Given data start

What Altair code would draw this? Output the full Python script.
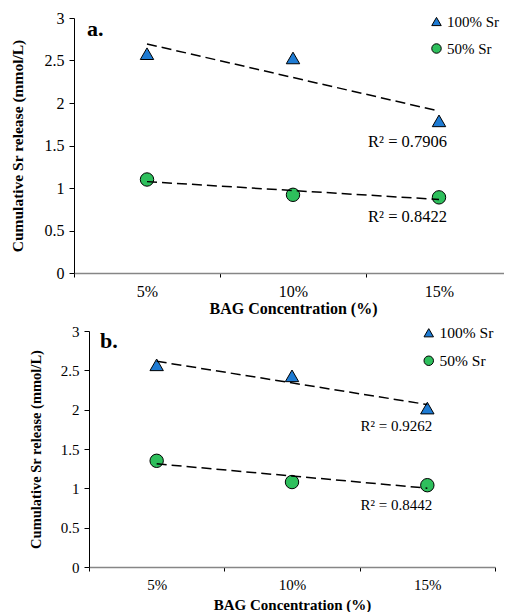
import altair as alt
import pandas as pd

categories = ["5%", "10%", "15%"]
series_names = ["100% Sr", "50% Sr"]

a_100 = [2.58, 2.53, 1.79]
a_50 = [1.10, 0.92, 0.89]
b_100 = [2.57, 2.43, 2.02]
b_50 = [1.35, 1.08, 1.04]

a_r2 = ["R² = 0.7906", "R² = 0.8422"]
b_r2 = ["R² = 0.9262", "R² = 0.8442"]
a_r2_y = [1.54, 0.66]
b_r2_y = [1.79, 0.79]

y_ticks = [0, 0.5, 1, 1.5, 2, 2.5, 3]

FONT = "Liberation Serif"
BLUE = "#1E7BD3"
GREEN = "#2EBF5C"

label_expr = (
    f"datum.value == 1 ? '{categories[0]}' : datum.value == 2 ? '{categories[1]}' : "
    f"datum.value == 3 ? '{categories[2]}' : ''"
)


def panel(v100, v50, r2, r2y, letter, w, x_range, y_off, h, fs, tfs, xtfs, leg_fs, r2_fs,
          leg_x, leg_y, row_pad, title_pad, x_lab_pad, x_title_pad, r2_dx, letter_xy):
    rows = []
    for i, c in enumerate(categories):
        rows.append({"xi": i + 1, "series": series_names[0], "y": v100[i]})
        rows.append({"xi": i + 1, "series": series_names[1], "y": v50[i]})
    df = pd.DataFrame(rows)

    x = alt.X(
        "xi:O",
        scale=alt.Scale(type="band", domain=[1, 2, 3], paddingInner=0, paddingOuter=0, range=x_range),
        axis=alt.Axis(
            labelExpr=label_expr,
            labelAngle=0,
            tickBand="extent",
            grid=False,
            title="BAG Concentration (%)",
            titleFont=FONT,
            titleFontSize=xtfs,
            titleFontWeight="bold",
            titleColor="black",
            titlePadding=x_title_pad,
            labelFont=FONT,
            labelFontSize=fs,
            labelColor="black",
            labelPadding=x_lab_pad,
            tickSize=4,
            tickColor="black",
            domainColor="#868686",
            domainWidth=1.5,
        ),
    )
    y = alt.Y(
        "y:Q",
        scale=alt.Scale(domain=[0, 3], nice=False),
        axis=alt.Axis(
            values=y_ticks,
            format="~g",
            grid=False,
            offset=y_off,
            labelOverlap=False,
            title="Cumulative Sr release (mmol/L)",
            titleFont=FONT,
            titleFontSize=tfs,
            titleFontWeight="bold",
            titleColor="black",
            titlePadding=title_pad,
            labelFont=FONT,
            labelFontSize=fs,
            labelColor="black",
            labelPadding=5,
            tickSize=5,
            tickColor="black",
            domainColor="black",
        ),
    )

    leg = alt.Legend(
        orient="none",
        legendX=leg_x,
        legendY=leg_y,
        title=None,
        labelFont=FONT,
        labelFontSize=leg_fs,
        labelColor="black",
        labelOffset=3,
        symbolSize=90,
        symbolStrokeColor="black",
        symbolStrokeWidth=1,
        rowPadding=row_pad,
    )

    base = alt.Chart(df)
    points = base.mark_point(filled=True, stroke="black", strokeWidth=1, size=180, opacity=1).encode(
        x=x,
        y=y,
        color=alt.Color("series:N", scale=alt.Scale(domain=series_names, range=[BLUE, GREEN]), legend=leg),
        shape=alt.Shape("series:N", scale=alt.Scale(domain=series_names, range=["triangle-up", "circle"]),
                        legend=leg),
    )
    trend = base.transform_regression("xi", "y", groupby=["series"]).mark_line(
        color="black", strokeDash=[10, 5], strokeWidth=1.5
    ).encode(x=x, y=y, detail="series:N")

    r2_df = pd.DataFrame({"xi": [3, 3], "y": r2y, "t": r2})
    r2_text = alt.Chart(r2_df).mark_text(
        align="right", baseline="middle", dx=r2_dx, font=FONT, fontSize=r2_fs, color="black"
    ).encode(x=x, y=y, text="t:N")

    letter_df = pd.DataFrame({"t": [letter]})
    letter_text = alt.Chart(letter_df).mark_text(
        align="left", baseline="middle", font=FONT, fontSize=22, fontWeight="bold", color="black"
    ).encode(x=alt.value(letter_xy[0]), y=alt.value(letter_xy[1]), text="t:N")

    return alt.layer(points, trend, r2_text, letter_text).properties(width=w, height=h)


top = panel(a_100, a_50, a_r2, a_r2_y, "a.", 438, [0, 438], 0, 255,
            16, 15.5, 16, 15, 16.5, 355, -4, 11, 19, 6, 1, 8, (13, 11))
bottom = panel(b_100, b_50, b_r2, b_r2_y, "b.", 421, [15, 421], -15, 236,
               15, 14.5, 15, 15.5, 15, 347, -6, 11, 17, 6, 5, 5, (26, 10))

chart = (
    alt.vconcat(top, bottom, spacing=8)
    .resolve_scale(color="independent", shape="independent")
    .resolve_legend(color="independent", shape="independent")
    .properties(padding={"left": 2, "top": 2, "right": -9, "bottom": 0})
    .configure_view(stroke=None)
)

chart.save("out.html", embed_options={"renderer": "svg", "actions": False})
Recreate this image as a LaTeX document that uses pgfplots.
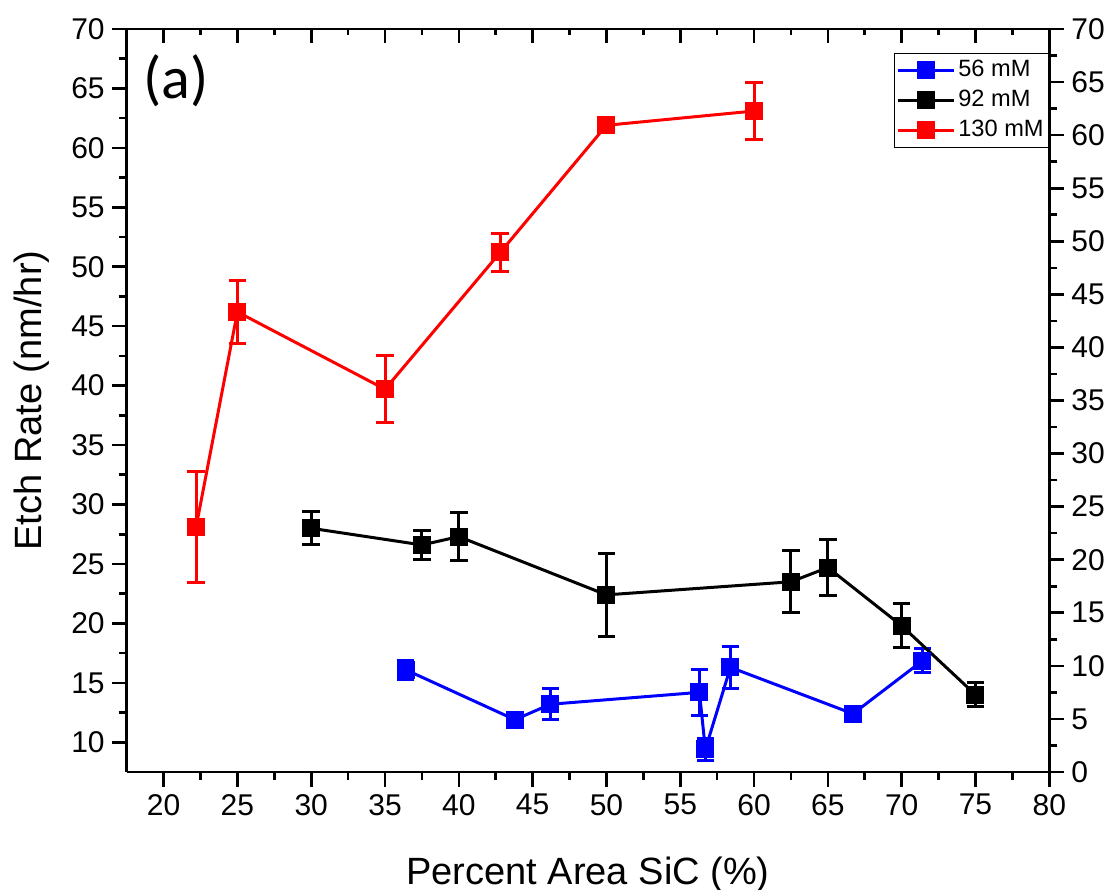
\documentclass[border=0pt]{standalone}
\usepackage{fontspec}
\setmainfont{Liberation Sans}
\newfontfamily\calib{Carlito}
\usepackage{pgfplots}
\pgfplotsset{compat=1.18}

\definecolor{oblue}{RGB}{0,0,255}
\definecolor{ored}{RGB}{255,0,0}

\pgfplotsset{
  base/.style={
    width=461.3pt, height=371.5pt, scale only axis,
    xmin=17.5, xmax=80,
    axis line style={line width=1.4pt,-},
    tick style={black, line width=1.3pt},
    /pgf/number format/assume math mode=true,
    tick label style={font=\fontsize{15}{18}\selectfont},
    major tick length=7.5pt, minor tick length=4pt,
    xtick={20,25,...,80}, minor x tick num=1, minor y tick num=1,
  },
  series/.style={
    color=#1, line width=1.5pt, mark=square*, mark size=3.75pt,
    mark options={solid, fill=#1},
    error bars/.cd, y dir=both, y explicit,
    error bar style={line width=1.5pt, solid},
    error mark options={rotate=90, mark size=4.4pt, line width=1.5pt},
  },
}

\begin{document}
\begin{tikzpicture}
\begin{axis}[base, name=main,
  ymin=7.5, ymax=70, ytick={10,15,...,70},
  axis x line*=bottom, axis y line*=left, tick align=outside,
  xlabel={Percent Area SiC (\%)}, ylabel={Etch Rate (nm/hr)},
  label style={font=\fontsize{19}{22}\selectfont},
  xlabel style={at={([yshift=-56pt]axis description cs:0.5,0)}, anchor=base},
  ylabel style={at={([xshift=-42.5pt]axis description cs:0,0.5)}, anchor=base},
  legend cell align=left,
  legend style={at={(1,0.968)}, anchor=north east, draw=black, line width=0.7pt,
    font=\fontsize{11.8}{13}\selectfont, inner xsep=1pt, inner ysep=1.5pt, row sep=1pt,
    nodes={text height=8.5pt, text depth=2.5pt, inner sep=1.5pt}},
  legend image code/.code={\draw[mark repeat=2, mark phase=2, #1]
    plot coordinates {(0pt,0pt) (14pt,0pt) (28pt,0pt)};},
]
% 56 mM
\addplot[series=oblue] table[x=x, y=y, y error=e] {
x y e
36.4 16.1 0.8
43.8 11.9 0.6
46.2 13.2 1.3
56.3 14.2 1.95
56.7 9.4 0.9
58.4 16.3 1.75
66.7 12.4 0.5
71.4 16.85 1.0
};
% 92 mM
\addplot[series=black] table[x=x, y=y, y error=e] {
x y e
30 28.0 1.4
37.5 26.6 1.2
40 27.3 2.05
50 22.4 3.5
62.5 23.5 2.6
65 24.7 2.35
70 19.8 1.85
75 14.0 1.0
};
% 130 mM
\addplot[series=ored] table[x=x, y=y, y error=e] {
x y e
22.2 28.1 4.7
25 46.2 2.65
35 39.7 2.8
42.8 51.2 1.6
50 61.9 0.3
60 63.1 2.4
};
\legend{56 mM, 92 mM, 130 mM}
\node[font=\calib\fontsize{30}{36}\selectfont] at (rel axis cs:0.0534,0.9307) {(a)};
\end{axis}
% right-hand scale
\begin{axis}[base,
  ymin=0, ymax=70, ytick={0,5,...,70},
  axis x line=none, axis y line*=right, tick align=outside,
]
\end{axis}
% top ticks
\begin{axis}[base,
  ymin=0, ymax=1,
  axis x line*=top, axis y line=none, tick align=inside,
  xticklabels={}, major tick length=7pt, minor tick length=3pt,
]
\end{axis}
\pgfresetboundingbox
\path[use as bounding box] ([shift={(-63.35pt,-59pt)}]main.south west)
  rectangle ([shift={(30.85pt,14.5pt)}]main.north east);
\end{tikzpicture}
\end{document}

Given data end

Task objective.
Return, unchanged, the lines from the first line of the material through the line that holds "df = pd.DataFrame(rows)", inclusive, omitting pictures.

The completed task.
What Altair code would draw this? Output the full Python script.
import altair as alt
import pandas as pd

categories = ["5%", "10%", "15%"]
series_names = ["100% Sr", "50% Sr"]

a_100 = [2.58, 2.53, 1.79]
a_50 = [1.10, 0.92, 0.89]
b_100 = [2.57, 2.43, 2.02]
b_50 = [1.35, 1.08, 1.04]

a_r2 = ["R² = 0.7906", "R² = 0.8422"]
b_r2 = ["R² = 0.9262", "R² = 0.8442"]
a_r2_y = [1.54, 0.66]
b_r2_y = [1.79, 0.79]

y_ticks = [0, 0.5, 1, 1.5, 2, 2.5, 3]

FONT = "Liberation Serif"
BLUE = "#1E7BD3"
GREEN = "#2EBF5C"

label_expr = (
    f"datum.value == 1 ? '{categories[0]}' : datum.value == 2 ? '{categories[1]}' : "
    f"datum.value == 3 ? '{categories[2]}' : ''"
)


def panel(v100, v50, r2, r2y, letter, w, x_range, y_off, h, fs, tfs, xtfs, leg_fs, r2_fs,
          leg_x, leg_y, row_pad, title_pad, x_lab_pad, x_title_pad, r2_dx, letter_xy):
    rows = []
    for i, c in enumerate(categories):
        rows.append({"xi": i + 1, "series": series_names[0], "y": v100[i]})
        rows.append({"xi": i + 1, "series": series_names[1], "y": v50[i]})
    df = pd.DataFrame(rows)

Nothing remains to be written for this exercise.